Aim of the task
From the records below, pull each line that has "this".

— start Records provided —

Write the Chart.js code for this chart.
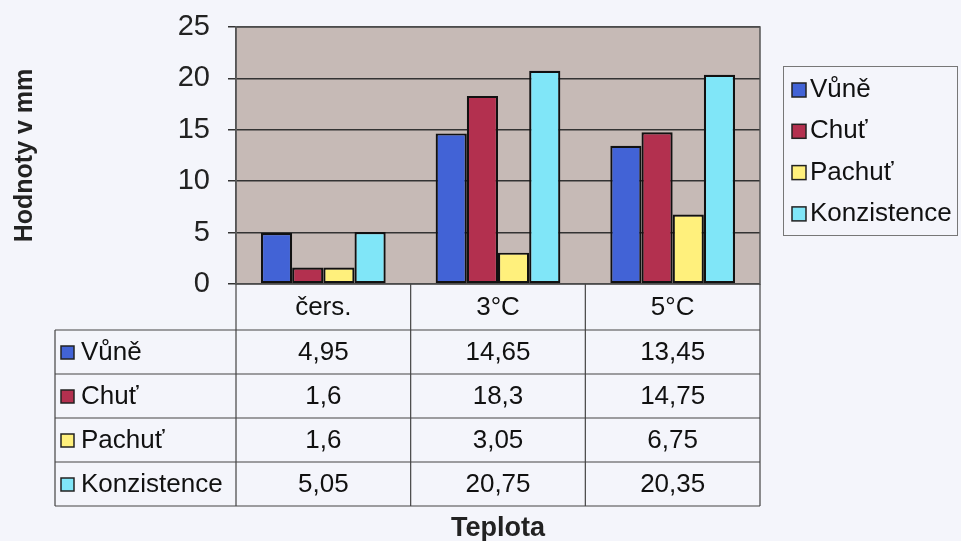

— end Records provided —
— start Records provided —

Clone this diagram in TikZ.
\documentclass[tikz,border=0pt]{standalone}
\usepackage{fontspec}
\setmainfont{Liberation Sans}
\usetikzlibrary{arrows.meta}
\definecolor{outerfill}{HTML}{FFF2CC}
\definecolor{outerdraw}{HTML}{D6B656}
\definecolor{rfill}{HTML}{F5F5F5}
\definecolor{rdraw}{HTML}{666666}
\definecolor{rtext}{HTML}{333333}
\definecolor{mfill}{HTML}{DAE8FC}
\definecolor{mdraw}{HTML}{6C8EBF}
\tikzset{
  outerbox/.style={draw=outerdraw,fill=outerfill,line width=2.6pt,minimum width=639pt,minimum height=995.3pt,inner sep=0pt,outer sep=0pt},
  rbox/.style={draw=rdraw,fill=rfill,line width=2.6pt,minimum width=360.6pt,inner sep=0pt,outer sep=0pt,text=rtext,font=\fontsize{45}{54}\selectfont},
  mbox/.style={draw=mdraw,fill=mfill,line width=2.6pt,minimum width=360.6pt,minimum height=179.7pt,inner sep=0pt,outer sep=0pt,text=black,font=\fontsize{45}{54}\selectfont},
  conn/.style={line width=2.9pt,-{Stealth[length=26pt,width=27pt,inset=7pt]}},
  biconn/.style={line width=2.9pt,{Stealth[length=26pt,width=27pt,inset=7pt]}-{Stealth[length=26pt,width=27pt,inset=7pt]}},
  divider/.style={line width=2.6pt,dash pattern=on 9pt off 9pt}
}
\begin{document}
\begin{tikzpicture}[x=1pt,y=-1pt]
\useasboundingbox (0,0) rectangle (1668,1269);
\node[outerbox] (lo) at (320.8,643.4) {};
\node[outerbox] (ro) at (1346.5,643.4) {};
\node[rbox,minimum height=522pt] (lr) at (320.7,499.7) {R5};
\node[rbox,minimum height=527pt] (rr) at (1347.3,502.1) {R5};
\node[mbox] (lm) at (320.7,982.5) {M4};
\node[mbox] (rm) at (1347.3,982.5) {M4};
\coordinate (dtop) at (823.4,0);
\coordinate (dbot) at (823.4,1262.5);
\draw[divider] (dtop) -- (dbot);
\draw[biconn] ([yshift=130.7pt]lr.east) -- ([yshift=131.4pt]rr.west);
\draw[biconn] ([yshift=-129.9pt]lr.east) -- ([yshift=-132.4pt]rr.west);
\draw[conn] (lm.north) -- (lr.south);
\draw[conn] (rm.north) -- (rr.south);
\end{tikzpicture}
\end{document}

— end Records provided —

Answer in full
Write the Chart.js code for this chart.
Clone this diagram in TikZ.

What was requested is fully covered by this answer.